:: Source excerpt ::
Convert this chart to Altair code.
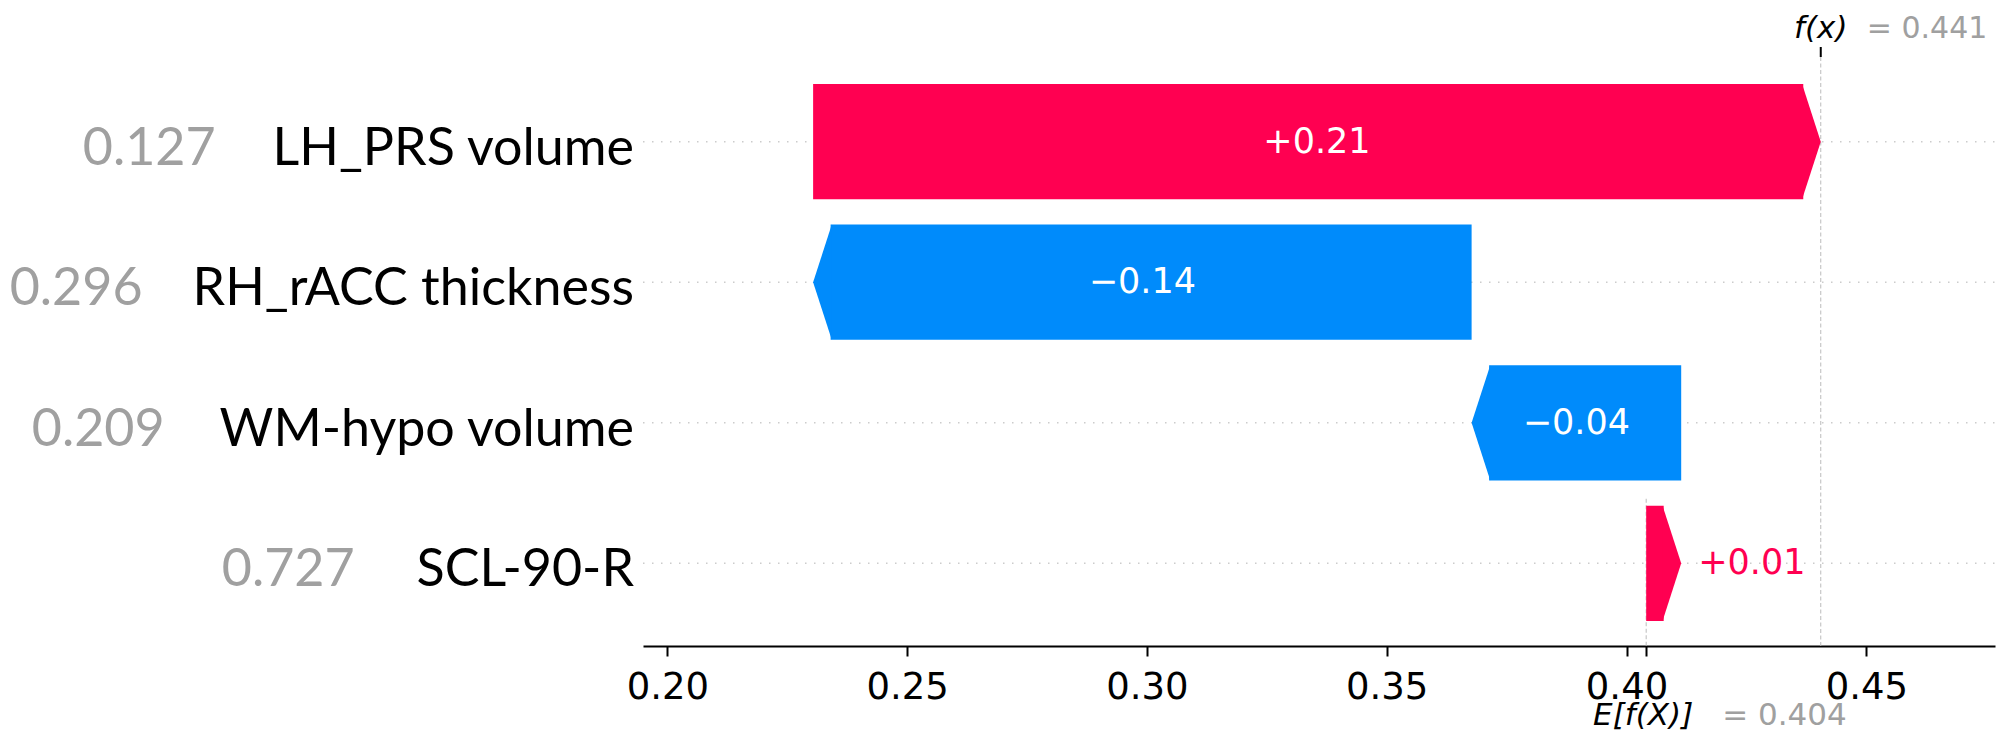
import altair as alt
import pandas as pd

# ---------------- data (top row first) ----------------
features = ["LH_PRS volume", "RH_rACC thickness", "WM-hypo volume", "SCL-90-R"]
feature_values = ["0.127", "0.296", "0.209", "0.727"]
shap_values = [0.2101, -0.1373, -0.0437, 0.0073]
shap_labels = ["+0.21", "\u22120.14", "\u22120.04", "+0.01"]
base_value = 0.4041
base_label = "0.404"
fx_label = "0.441"
x_ticks = [0.20, 0.25, 0.30, 0.35, 0.40, 0.45]

# ---------------- layout / style ----------------
RED, BLUE = "#ff0051", "#008bfb"
GRAY_TXT = "#a0a0a0"
W, H = 1352, 589
PAD = {"left": 635, "top": 49, "right": 3, "bottom": 87}
X_DOMAIN = [0.19493, 0.47683]
Y_DOMAIN = [-0.5885, 3.6027]
BAR_HALF = 0.41
HEAD_PX = 17.5
NAME_FONT, NAME_SIZE = "Lato", 52
NUM_FONT = "DejaVu Sans"

px_per_unit = W / (X_DOMAIN[1] - X_DOMAIN[0])
px_per_row = H / (Y_DOMAIN[1] - Y_DOMAIN[0])
half_px = BAR_HALF * px_per_row
head = HEAD_PX / px_per_unit

# approximate advance widths (em) used to place the grey feature values
LATO_W = {" ": 0.193, ".": 0.23, "_": 0.46, "-": 0.35, "A": 0.68, "C": 0.68, "H": 0.75,
          "L": 0.5, "M": 0.91, "P": 0.59, "R": 0.62, "S": 0.52, "W": 0.99, "a": 0.49,
          "c": 0.46, "e": 0.52, "h": 0.56, "i": 0.24, "k": 0.5, "l": 0.24, "m": 0.84,
          "n": 0.56, "o": 0.56, "p": 0.55, "r": 0.36, "s": 0.42, "t": 0.35, "u": 0.56,
          "v": 0.5, "y": 0.5}
def lato_width(s, size):
    return sum(LATO_W.get(ch, 0.58) for ch in s) * size

DJV_W = {"+": 0.838, "\u2212": 0.838, ".": 0.318}
def djv_width(s, size):
    return sum(DJV_W.get(ch, 0.636) for ch in s) * size

n = len(features)
rows = [n - 1 - i for i in range(n)]
starts, ends = [0.0] * n, [0.0] * n
cur = base_value
for i in range(n - 1, -1, -1):
    starts[i] = cur
    cur += shap_values[i]
    ends[i] = cur
fx_value = cur

body, heads = [], []
for i in range(n):
    s, e, r = starts[i], ends[i], rows[i]
    d = 1 if e >= s else -1
    h = min(head, abs(e - s))
    neck = e - d * h
    sign = "pos" if d > 0 else "neg"
    body.append(dict(feature=features[i], sign=sign, x0=min(s, neck), x1=max(s, neck),
                     lo=r - BAR_HALF, hi=r + BAR_HALF))
    heads.append(dict(feature=features[i], sign=sign, neck=neck, row=r))
body = pd.DataFrame(body)
heads = pd.DataFrame(heads)

LABEL_SIZE = 35
lab = pd.DataFrame(dict(
    feature=features, value=feature_values, row=rows, label=shap_labels,
    mid=[(s + e) / 2 for s, e in zip(starts, ends)], end=ends,
    sign=["pos" if v >= 0 else "neg" for v in shap_values],
    inside=[bool(abs(v) * px_per_unit > djv_width(l, LABEL_SIZE) + 20) for v, l in zip(shap_values, shap_labels)],
))

xscale = alt.Scale(domain=X_DOMAIN, nice=False, zero=False)
yscale = alt.Scale(domain=Y_DOMAIN, nice=False, zero=False)
color_scale = alt.Scale(domain=["pos", "neg"], range=[RED, BLUE])

tick_vals = x_ticks + [base_value]
xaxis = alt.Axis(
    values=tick_vals,
    labelExpr=f"abs(datum.value - {base_value}) < 1e-6 ? '' : format(datum.value, '.2f')",
    title=None, grid=False, orient="bottom",
    domainColor="black", domainWidth=2, tickColor="black", tickWidth=2, tickSize=10,
    labelFont=NUM_FONT, labelFontSize=37, labelColor="black", labelPadding=42,
    labelBaseline="alphabetic", labelOverlap=False, labelFlush=False,
)

def X(field):
    return alt.X(field, scale=xscale, axis=xaxis)

def Y(field):
    return alt.Y(field, scale=yscale, axis=None)

# row guide lines
row_lines = alt.Chart(lab).mark_rule(color="#cccccc", strokeDash=[1.5, 7.5], strokeWidth=1.5).encode(
    y=Y("row:Q"), x=alt.value(0), x2=alt.value(W))

single = pd.DataFrame({"fx": [fx_value], "base": [base_value]})
fx_line = alt.Chart(single).mark_rule(color="#bbbbbb", strokeDash=[4, 2.5], strokeWidth=1).encode(
    x=X("fx:Q"), y=alt.value(0), y2=alt.value(H))
base_line = alt.Chart(single).mark_rule(color="#bbbbbb", strokeDash=[4, 2.5], strokeWidth=1).encode(
    x=X("base:Q"), y=alt.value(H * 0.75), y2=alt.value(H))
fx_tick = alt.Chart(single).mark_rule(color="black", strokeWidth=2).encode(
    x=X("fx:Q"), y=alt.value(-10), y2=alt.value(0))

bars = alt.Chart(body).mark_rect(opacity=1, strokeWidth=0).encode(
    x=X("x0:Q"), x2="x1:Q",
    y=Y("lo:Q"), y2="hi:Q",
    color=alt.Color("sign:N", scale=color_scale, legend=None),
)

k = HEAD_PX / half_px
head_size = (2 * half_px) ** 2
pos_path = f"M-0.02,-1L{k:.4f},0L-0.02,1Z"
neg_path = f"M0.02,-1L{-k:.4f},0L0.02,1Z"
head_pos = alt.Chart(heads).transform_filter("datum.sign == 'pos'").mark_point(
    shape=pos_path, size=head_size, filled=True, opacity=1, strokeWidth=0, color=RED
).encode(x=X("neck:Q"), y=Y("row:Q"))
head_neg = alt.Chart(heads).transform_filter("datum.sign == 'neg'").mark_point(
    shape=neg_path, size=head_size, filled=True, opacity=1, strokeWidth=0, color=BLUE
).encode(x=X("neck:Q"), y=Y("row:Q"))

inside_txt = alt.Chart(lab).transform_filter("datum.inside").mark_text(
    font=NUM_FONT, fontSize=LABEL_SIZE, color="white", align="center", baseline="alphabetic", dy=11
).encode(x=X("mid:Q"), y=Y("row:Q"), text="label:N")

outside_pos = alt.Chart(lab).transform_filter("!datum.inside && datum.sign == 'pos'").mark_text(
    font=NUM_FONT, fontSize=LABEL_SIZE, color=RED, align="left", baseline="alphabetic", dx=17, dy=11
).encode(x=X("end:Q"), y=Y("row:Q"), text="label:N")

outside_neg = alt.Chart(lab).transform_filter("!datum.inside && datum.sign == 'neg'").mark_text(
    font=NUM_FONT, fontSize=LABEL_SIZE, color=BLUE, align="right", baseline="alphabetic", dx=-17, dy=11
).encode(x=X("end:Q"), y=Y("row:Q"), text="label:N")

NAME_X = -9
names = alt.Chart(lab).mark_text(
    font=NAME_FONT, fontSize=NAME_SIZE, color="black", align="right", baseline="alphabetic", dy=23, x=NAME_X
).encode(y=Y("row:Q"), text="feature:N")

value_layers = []
GAP = 62
min_left = -PAD["left"] + 2
for i in range(n):
    right = NAME_X - lato_width(features[i], NAME_SIZE) - GAP
    right = max(right, min_left + lato_width(feature_values[i], NAME_SIZE))
    value_layers.append(
        alt.Chart(lab).transform_filter(f"datum.row == {rows[i]}").mark_text(
            font=NAME_FONT, fontSize=NAME_SIZE, color=GRAY_TXT, align="right",
            baseline="alphabetic", dy=23, x=right
        ).encode(y=Y("row:Q"), text="value:N")
    )

txt = pd.DataFrame({"fx": [fx_value], "base": [base_value],
                    "fx_t": ["f(x)"], "fx_v": ["= " + fx_label],
                    "e_t": ["E[f(X)]"], "e_v": ["= " + base_label]})
TOP_BASE = 38 - 57
BOT_BASE = 725 - 57
fx_name = alt.Chart(txt).mark_text(font=NUM_FONT, fontSize=31, fontStyle="italic", color="black",
                                   align="center", baseline="alphabetic").encode(
    x=X("fx:Q"), y=alt.value(TOP_BASE), text="fx_t:N")
fx_val = alt.Chart(txt).mark_text(font=NUM_FONT, fontSize=30, color=GRAY_TXT,
                                  align="left", baseline="alphabetic", dx=46).encode(
    x=X("fx:Q"), y=alt.value(TOP_BASE), text="fx_v:N")
e_name = alt.Chart(txt).mark_text(font=NUM_FONT, fontSize=31, fontStyle="italic", color="black",
                                  align="center", baseline="alphabetic", dx=-3).encode(
    x=X("base:Q"), y=alt.value(BOT_BASE), text="e_t:N")
e_val = alt.Chart(txt).mark_text(font=NUM_FONT, fontSize=31, color=GRAY_TXT,
                                 align="left", baseline="alphabetic", dx=76).encode(
    x=X("base:Q"), y=alt.value(BOT_BASE), text="e_v:N")

chart = alt.layer(
    row_lines, fx_line, base_line, fx_tick, bars, head_pos, head_neg,
    inside_txt, outside_pos, outside_neg, names, *value_layers,
    fx_name, fx_val, e_name, e_val,
).properties(
    width=W, height=H, padding=PAD, autosize=alt.AutoSizeParams(type="none"), background="white"
).configure_view(stroke=None)

chart.save("out.html", embed_options={"renderer": "svg", "actions": False})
:::
> Exercise prompt: Repeat the lines of the listing above verbatim, beginning at its first line and ending at the line containing "fx_value = cur", which is included. Omit pictures.

> Result of the task:
Convert this chart to Altair code.
import altair as alt
import pandas as pd

# ---------------- data (top row first) ----------------
features = ["LH_PRS volume", "RH_rACC thickness", "WM-hypo volume", "SCL-90-R"]
feature_values = ["0.127", "0.296", "0.209", "0.727"]
shap_values = [0.2101, -0.1373, -0.0437, 0.0073]
shap_labels = ["+0.21", "\u22120.14", "\u22120.04", "+0.01"]
base_value = 0.4041
base_label = "0.404"
fx_label = "0.441"
x_ticks = [0.20, 0.25, 0.30, 0.35, 0.40, 0.45]

# ---------------- layout / style ----------------
RED, BLUE = "#ff0051", "#008bfb"
GRAY_TXT = "#a0a0a0"
W, H = 1352, 589
PAD = {"left": 635, "top": 49, "right": 3, "bottom": 87}
X_DOMAIN = [0.19493, 0.47683]
Y_DOMAIN = [-0.5885, 3.6027]
BAR_HALF = 0.41
HEAD_PX = 17.5
NAME_FONT, NAME_SIZE = "Lato", 52
NUM_FONT = "DejaVu Sans"

px_per_unit = W / (X_DOMAIN[1] - X_DOMAIN[0])
px_per_row = H / (Y_DOMAIN[1] - Y_DOMAIN[0])
half_px = BAR_HALF * px_per_row
head = HEAD_PX / px_per_unit

# approximate advance widths (em) used to place the grey feature values
LATO_W = {" ": 0.193, ".": 0.23, "_": 0.46, "-": 0.35, "A": 0.68, "C": 0.68, "H": 0.75,
          "L": 0.5, "M": 0.91, "P": 0.59, "R": 0.62, "S": 0.52, "W": 0.99, "a": 0.49,
          "c": 0.46, "e": 0.52, "h": 0.56, "i": 0.24, "k": 0.5, "l": 0.24, "m": 0.84,
          "n": 0.56, "o": 0.56, "p": 0.55, "r": 0.36, "s": 0.42, "t": 0.35, "u": 0.56,
          "v": 0.5, "y": 0.5}
def lato_width(s, size):
    return sum(LATO_W.get(ch, 0.58) for ch in s) * size

DJV_W = {"+": 0.838, "\u2212": 0.838, ".": 0.318}
def djv_width(s, size):
    return sum(DJV_W.get(ch, 0.636) for ch in s) * size

n = len(features)
rows = [n - 1 - i for i in range(n)]
starts, ends = [0.0] * n, [0.0] * n
cur = base_value
for i in range(n - 1, -1, -1):
    starts[i] = cur
    cur += shap_values[i]
    ends[i] = cur
fx_value = cur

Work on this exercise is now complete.